(Problem to solve) Below is a listing to write out in full, exactly as given, without its pictures.

(Dataset content)
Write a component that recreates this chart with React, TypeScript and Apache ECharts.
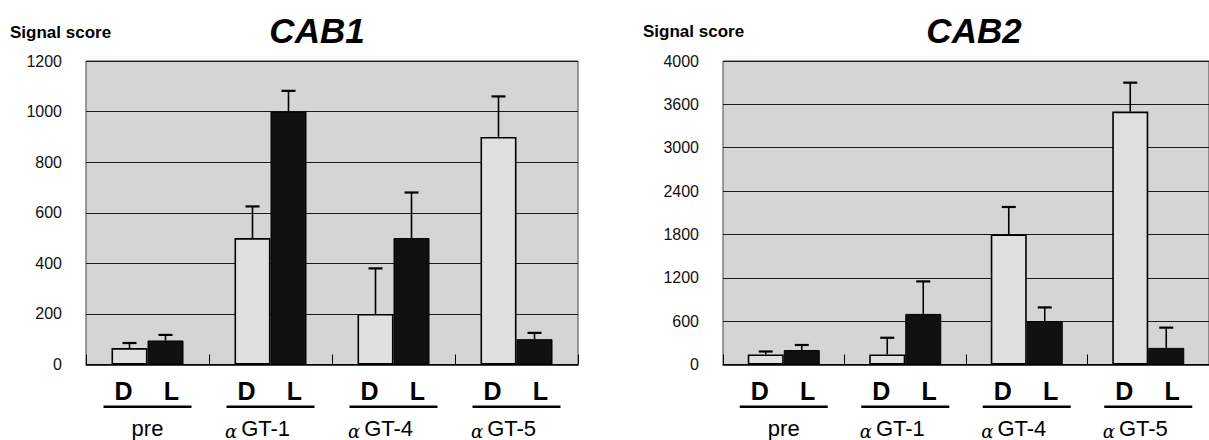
import React, { useEffect, useRef } from "react";
import * as echarts from "echarts";

const groups = ["pre", "α GT-1", "α GT-4", "α GT-5"];
const cab1Dark = [65, 500, 200, 900];
const cab1DarkSd = [20, 125, 180, 160];
const cab1Light = [95, 1000, 500, 100];
const cab1LightSd = [22, 82, 180, 25];
const cab2Dark = [140, 140, 1800, 3500];
const cab2DarkSd = [40, 230, 380, 400];
const cab2Light = [200, 700, 600, 230];
const cab2LightSd = [70, 450, 190, 280];
const cab1Ticks = ["0", "200", "400", "600", "800", "1000", "1200"];
const cab2Ticks = ["0", "600", "1200", "1800", "2400", "3000", "3600", "4000"];

const FONT = "'Liberation Sans', Arial, Helvetica, sans-serif";
const BAR_W = 36;

function errRender(offset: number) {
  return (params: any, api: any) => {
    const base = api.coord([api.value(0), api.value(1)]);
    const top = api.coord([api.value(0), api.value(2)]);
    const x = base[0] + offset;
    return {
      type: "group",
      children: [
        { type: "line", shape: { x1: x, y1: base[1], x2: x, y2: top[1] }, style: { stroke: "#000", lineWidth: 1.6 } },
        { type: "line", shape: { x1: x - 7, y1: top[1], x2: x + 7, y2: top[1] }, style: { stroke: "#000", lineWidth: 2.2 } },
      ],
    };
  };
}

function groupLabel(v: string) {
  if (v.startsWith("α")) return `{a|α}{m|${v.slice(2)}}`;
  return `{n|${v}}`;
}

function buildPanel(
  gi: number,
  dark: number[],
  darkSd: number[],
  light: number[],
  lightSd: number[],
  max: number,
  interval: number,
  ticks: string[]
) {
  const xMain = {
    type: "category",
    gridIndex: gi,
    data: groups,
    position: "bottom",
    axisLine: { show: true, lineStyle: { color: "#000", width: 1.5 } },
    axisTick: { show: true, inside: true, length: 10, lineStyle: { color: "#000", width: 1 } },
    axisLabel: {
      margin: 41,
      formatter: () => "{u|}",
      rich: { u: { width: 88, height: 2.5, backgroundColor: "#000" } },
    },
    splitLine: { show: false },
  };
  const xNames = {
    type: "category",
    gridIndex: gi,
    data: groups,
    position: "bottom",
    axisLine: { show: false },
    axisTick: { show: false },
    axisLabel: {
      margin: 53,
      formatter: groupLabel,
      rich: {
        a: { fontFamily: "'DejaVu Serif', serif", fontStyle: "italic", fontSize: 18, color: "#000", padding: [5, 4, 0, 0], lineHeight: 22 },
        n: { fontFamily: FONT, fontSize: 22, color: "#000", lineHeight: 22 },
        m: { fontFamily: FONT, fontSize: 22, color: "#000", lineHeight: 22, padding: [0, 26, 0, 0] },
      },
    },
  };
  const y = {
    type: "value",
    gridIndex: gi,
    min: 0,
    max,
    interval,
    axisLine: { show: false },
    axisTick: { show: false },
    axisLabel: {
      margin: 24,
      fontFamily: FONT,
      fontSize: 16,
      color: "#111",
      formatter: (v: number) => ticks[Math.round(v / interval)] ?? "",
    },
    splitLine: { show: true, lineStyle: { color: "#1a1a1a", width: 1 } },
  };
  const xi = gi * 2;
  const barLabel = (txt: string, dx: number) => ({
    show: true,
    position: "bottom",
    distance: 14,
    offset: [dx, 0],
    formatter: txt,
    fontFamily: FONT,
    fontWeight: "bold",
    fontSize: 25,
    color: "#000",
  });
  const series = [
    {
      type: "bar",
      xAxisIndex: xi,
      yAxisIndex: gi,
      data: dark,
      barWidth: BAR_W,
      barGap: "0%",
      itemStyle: { color: "#e0e0e0", borderColor: "#000", borderWidth: 1.6 },
      label: barLabel("D", -6),
      z: 2,
    },
    {
      type: "bar",
      xAxisIndex: xi,
      yAxisIndex: gi,
      data: light,
      barWidth: BAR_W,
      barGap: "0%",
      itemStyle: { color: "#111", borderColor: "#000", borderWidth: 1 },
      label: barLabel("L", 6),
      z: 2,
    },
    {
      type: "custom",
      xAxisIndex: xi,
      yAxisIndex: gi,
      data: dark.map((v, i) => [i, v, v + darkSd[i]]),
      encode: { x: 0, y: [1, 2] },
      renderItem: errRender(-BAR_W / 2),
      z: 5,
    },
    {
      type: "custom",
      xAxisIndex: xi,
      yAxisIndex: gi,
      data: light.map((v, i) => [i, v, v + lightSd[i]]),
      encode: { x: 0, y: [1, 2] },
      renderItem: errRender(BAR_W / 2),
      z: 5,
    },
  ];
  return { xAxes: [xMain, xNames], y, series };
}

export default function App() {
  const ref = useRef<HTMLDivElement>(null);
  useEffect(() => {
    document.body.style.margin = "0";
    const chart = echarts.init(ref.current!, undefined, { renderer: "svg" });
    const p1 = buildPanel(0, cab1Dark, cab1DarkSd, cab1Light, cab1LightSd, 1200, 200, cab1Ticks);
    const p2 = buildPanel(1, cab2Dark, cab2DarkSd, cab2Light, cab2LightSd, 4200, 600, cab2Ticks);
    const gridStyle = {
      show: true,
      backgroundColor: "#d5d5d5",
      borderColor: "#444",
      borderWidth: 1,
    };
    chart.setOption({
      animation: false,
      textStyle: { fontFamily: FONT },
      grid: [
        { ...gridStyle, left: 86, top: 61, width: 492, height: 305 },
        { ...gridStyle, left: 723, top: 61, width: 492, height: 304 },
      ],
      xAxis: [...p1.xAxes, ...p2.xAxes],
      yAxis: [p1.y, p2.y],
      series: [...p1.series, ...p2.series],
      graphic: [
        {
          type: "text",
          left: 10,
          top: 24,
          style: { text: "Signal score", fontFamily: FONT, fontWeight: "bold", fontSize: 17, fill: "#000" },
        },
        {
          type: "text",
          left: 643,
          top: 23,
          style: { text: "Signal score", fontFamily: FONT, fontWeight: "bold", fontSize: 17, fill: "#000" },
        },
        {
          type: "text",
          x: 317,
          y: 30,
          style: {
            text: "CAB1",
            fontFamily: FONT,
            fontWeight: "bold",
            fontStyle: "italic",
            fontSize: 35,
            fill: "#000",
            align: "center",
            verticalAlign: "middle",
          },
        },
        {
          type: "text",
          x: 974,
          y: 30,
          style: {
            text: "CAB2",
            fontFamily: FONT,
            fontWeight: "bold",
            fontStyle: "italic",
            fontSize: 35,
            fill: "#000",
            align: "center",
            verticalAlign: "middle",
          },
        },
      ],
    });
    return () => chart.dispose();
  }, []);
  return (
    <div
      ref={ref}
      style={{ position: "absolute", left: 0, top: 0, width: 1209, height: 440, background: "#fff" }}
    />
  );
}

(Problem solution)
Write a component that recreates this chart with React, TypeScript and Apache ECharts.
import React, { useEffect, useRef } from "react";
import * as echarts from "echarts";

const groups = ["pre", "α GT-1", "α GT-4", "α GT-5"];
const cab1Dark = [65, 500, 200, 900];
const cab1DarkSd = [20, 125, 180, 160];
const cab1Light = [95, 1000, 500, 100];
const cab1LightSd = [22, 82, 180, 25];
const cab2Dark = [140, 140, 1800, 3500];
const cab2DarkSd = [40, 230, 380, 400];
const cab2Light = [200, 700, 600, 230];
const cab2LightSd = [70, 450, 190, 280];
const cab1Ticks = ["0", "200", "400", "600", "800", "1000", "1200"];
const cab2Ticks = ["0", "600", "1200", "1800", "2400", "3000", "3600", "4000"];

const FONT = "'Liberation Sans', Arial, Helvetica, sans-serif";
const BAR_W = 36;

function errRender(offset: number) {
  return (params: any, api: any) => {
    const base = api.coord([api.value(0), api.value(1)]);
    const top = api.coord([api.value(0), api.value(2)]);
    const x = base[0] + offset;
    return {
      type: "group",
      children: [
        { type: "line", shape: { x1: x, y1: base[1], x2: x, y2: top[1] }, style: { stroke: "#000", lineWidth: 1.6 } },
        { type: "line", shape: { x1: x - 7, y1: top[1], x2: x + 7, y2: top[1] }, style: { stroke: "#000", lineWidth: 2.2 } },
      ],
    };
  };
}

function groupLabel(v: string) {
  if (v.startsWith("α")) return `{a|α}{m|${v.slice(2)}}`;
  return `{n|${v}}`;
}

function buildPanel(
  gi: number,
  dark: number[],
  darkSd: number[],
  light: number[],
  lightSd: number[],
  max: number,
  interval: number,
  ticks: string[]
) {
  const xMain = {
    type: "category",
    gridIndex: gi,
    data: groups,
    position: "bottom",
    axisLine: { show: true, lineStyle: { color: "#000", width: 1.5 } },
    axisTick: { show: true, inside: true, length: 10, lineStyle: { color: "#000", width: 1 } },
    axisLabel: {
      margin: 41,
      formatter: () => "{u|}",
      rich: { u: { width: 88, height: 2.5, backgroundColor: "#000" } },
    },
    splitLine: { show: false },
  };
  const xNames = {
    type: "category",
    gridIndex: gi,
    data: groups,
    position: "bottom",
    axisLine: { show: false },
    axisTick: { show: false },
    axisLabel: {
      margin: 53,
      formatter: groupLabel,
      rich: {
        a: { fontFamily: "'DejaVu Serif', serif", fontStyle: "italic", fontSize: 18, color: "#000", padding: [5, 4, 0, 0], lineHeight: 22 },
        n: { fontFamily: FONT, fontSize: 22, color: "#000", lineHeight: 22 },
        m: { fontFamily: FONT, fontSize: 22, color: "#000", lineHeight: 22, padding: [0, 26, 0, 0] },
      },
    },
  };
  const y = {
    type: "value",
    gridIndex: gi,
    min: 0,
    max,
    interval,
    axisLine: { show: false },
    axisTick: { show: false },
    axisLabel: {
      margin: 24,
      fontFamily: FONT,
      fontSize: 16,
      color: "#111",
      formatter: (v: number) => ticks[Math.round(v / interval)] ?? "",
    },
    splitLine: { show: true, lineStyle: { color: "#1a1a1a", width: 1 } },
  };
  const xi = gi * 2;
  const barLabel = (txt: string, dx: number) => ({
    show: true,
    position: "bottom",
    distance: 14,
    offset: [dx, 0],
    formatter: txt,
    fontFamily: FONT,
    fontWeight: "bold",
    fontSize: 25,
    color: "#000",
  });
  const series = [
    {
      type: "bar",
      xAxisIndex: xi,
      yAxisIndex: gi,
      data: dark,
      barWidth: BAR_W,
      barGap: "0%",
      itemStyle: { color: "#e0e0e0", borderColor: "#000", borderWidth: 1.6 },
      label: barLabel("D", -6),
      z: 2,
    },
    {
      type: "bar",
      xAxisIndex: xi,
      yAxisIndex: gi,
      data: light,
      barWidth: BAR_W,
      barGap: "0%",
      itemStyle: { color: "#111", borderColor: "#000", borderWidth: 1 },
      label: barLabel("L", 6),
      z: 2,
    },
    {
      type: "custom",
      xAxisIndex: xi,
      yAxisIndex: gi,
      data: dark.map((v, i) => [i, v, v + darkSd[i]]),
      encode: { x: 0, y: [1, 2] },
      renderItem: errRender(-BAR_W / 2),
      z: 5,
    },
    {
      type: "custom",
      xAxisIndex: xi,
      yAxisIndex: gi,
      data: light.map((v, i) => [i, v, v + lightSd[i]]),
      encode: { x: 0, y: [1, 2] },
      renderItem: errRender(BAR_W / 2),
      z: 5,
    },
  ];
  return { xAxes: [xMain, xNames], y, series };
}

export default function App() {
  const ref = useRef<HTMLDivElement>(null);
  useEffect(() => {
    document.body.style.margin = "0";
    const chart = echarts.init(ref.current!, undefined, { renderer: "svg" });
    const p1 = buildPanel(0, cab1Dark, cab1DarkSd, cab1Light, cab1LightSd, 1200, 200, cab1Ticks);
    const p2 = buildPanel(1, cab2Dark, cab2DarkSd, cab2Light, cab2LightSd, 4200, 600, cab2Ticks);
    const gridStyle = {
      show: true,
      backgroundColor: "#d5d5d5",
      borderColor: "#444",
      borderWidth: 1,
    };
    chart.setOption({
      animation: false,
      textStyle: { fontFamily: FONT },
      grid: [
        { ...gridStyle, left: 86, top: 61, width: 492, height: 305 },
        { ...gridStyle, left: 723, top: 61, width: 492, height: 304 },
      ],
      xAxis: [...p1.xAxes, ...p2.xAxes],
      yAxis: [p1.y, p2.y],
      series: [...p1.series, ...p2.series],
      graphic: [
        {
          type: "text",
          left: 10,
          top: 24,
          style: { text: "Signal score", fontFamily: FONT, fontWeight: "bold", fontSize: 17, fill: "#000" },
        },
        {
          type: "text",
          left: 643,
          top: 23,
          style: { text: "Signal score", fontFamily: FONT, fontWeight: "bold", fontSize: 17, fill: "#000" },
        },
        {
          type: "text",
          x: 317,
          y: 30,
          style: {
            text: "CAB1",
            fontFamily: FONT,
            fontWeight: "bold",
            fontStyle: "italic",
            fontSize: 35,
            fill: "#000",
            align: "center",
            verticalAlign: "middle",
          },
        },
        {
          type: "text",
          x: 974,
          y: 30,
          style: {
            text: "CAB2",
            fontFamily: FONT,
            fontWeight: "bold",
            fontStyle: "italic",
            fontSize: 35,
            fill: "#000",
            align: "center",
            verticalAlign: "middle",
          },
        },
      ],
    });
    return () => chart.dispose();
  }, []);
  return (
    <div
      ref={ref}
      style={{ position: "absolute", left: 0, top: 0, width: 1209, height: 440, background: "#fff" }}
    />
  );
}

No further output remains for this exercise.